The Charter at 25: A work in progress

Le Canada-sans-le-Québec : «A work in progress»

Over the last 25 years, Canadians have come to realize that the Charter of Rights and Freedoms is much more than an eloquent statement of our national values. Indeed, since it came into being on April 17, 1982, the Charter has brought powerful, profound and often controversial change to this country. Time and time again, Canadians have invoked it to right wrongs, fight inequality, challenge excessive government power and uphold fundamental democratic rights.
Ultimately, we are a stronger, fairer, more compassionate nation for it.
Few of the thousands of Canadians who braved a downpour on Parliament Hill exactly 25 years ago today to witness the patriation of our Constitution and the birth of the new Charter would have predicted just how great an impact the Charter, which entrenched basic rights and freedoms in the Constitution for all Canadians, would have on this country.
Today, it is difficult to imagine Canada without the Charter. It guarantees the right to vote, the right to life, liberty and security, and the right to be free from discrimination. It also set out the legal rights of those accused of crimes, including the right to be presumed innocent until proven guilty. And it guarantees key democratic freedoms, including freedom of conscience, expression and association, and freedom of the press.
But in the first days of the Charter, it was uncertain just how far the courts would take these rights and freedoms.
In early cases, the courts fleshed out exactly how the new Charter would work. In R. v. Oakes, for example, the Supreme Court in 1986 set out a key test for deciding whether a Charter breach can be justified by the government, creating a structure for balancing individual and collective rights.
But soon, Canadians started turning to the Charter to sort out thorny social and ethical issues. The results, while infuriating to some, in many cases brought justice to those who had long been denied it.
In one of its first post-Charter forays into a highly charged moral debate, the Supreme Court in 1988 struck down Canada's abortion law. Although the court left room for Parliament to rewrite the law, no government has ever done so, effectively giving women the right to choose.
The court also has said Canada cannot extradite suspected criminals to other countries without guarantees they will not face execution. The ruling signalled that Canada could likely never revive the death penalty.
Most controversially, Canada's top court in 1995 "read in" sexual orientation as a prohibited ground of discrimination, paving the way for same-sex couples to gain full legal rights, including the right to marry.
Less attention-grabbing but no less important, the Charter also has forced police and prosecutors to meet high standards of procedural fairness in criminal cases, acting as a check against arbitrary state power.
For all that, the Charter is still a work in progress. Hundreds of rulings have already given it shape and form. But Canadians continue to test its limits with issues its drafters probably never envisioned.
Issues such as timely access to health care.

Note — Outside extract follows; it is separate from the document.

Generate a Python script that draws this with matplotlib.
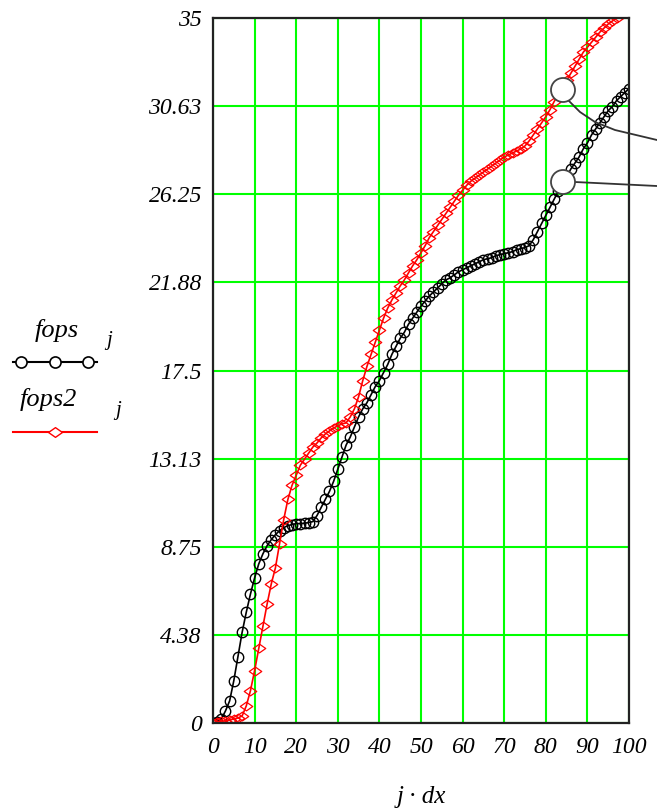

In 2005, the Supreme Court struck down Quebec's ban on private health insurance for procedures covered by medicare, saying it violated the province's own charter of rights. While the judges split on whether it also breached the Canadian Charter, the ruling did signal the court's willingness to light a fire under governments in fundamental Canadian public policy areas.
More recently, the Supreme Court ruled in February that parts of Canada's controversial security certificate law, used to detain non-citizens suspected of having terrorist ties, violated the Charter, and gave the government a year to fix them. In an age of global terrorism, the case shows our courts are ready to step in to ensure Canada maintains a healthy balance between national security and the basic liberties we hold dear.
That the Charter has proved itself adaptable to these new problems is a testament to the skill of the political leaders who hammered it out, and the governments, judges, scholars and citizens who continue to redefine it. It is not frozen in time, but is a living, breathing document.
But as the Charter marks this important milestone, its future is cloudy.
Restrictions on legal aid and the federal Conservative government's recent decision to kill the Court Challenges Program, which helped fund constitutional challenges, are making the Charter less accessible.
At the same time, Prime Minister Stephen Harper's tinkering with the committees that select judges threatens to undermine the independence of the bench, a cornerstone of our justice system.
These threats strike at the very heart of the Charter process. How meaningful are constitutional rights that Canadians cannot afford to enforce? And how can judges chosen, at least in part, for their perceived willingness to defer to politicians be counted on to rein in laws that go too far?
As the Charter enters its next quarter-century, Canadians must remain vigilant against forces that threaten to constrict this vital document.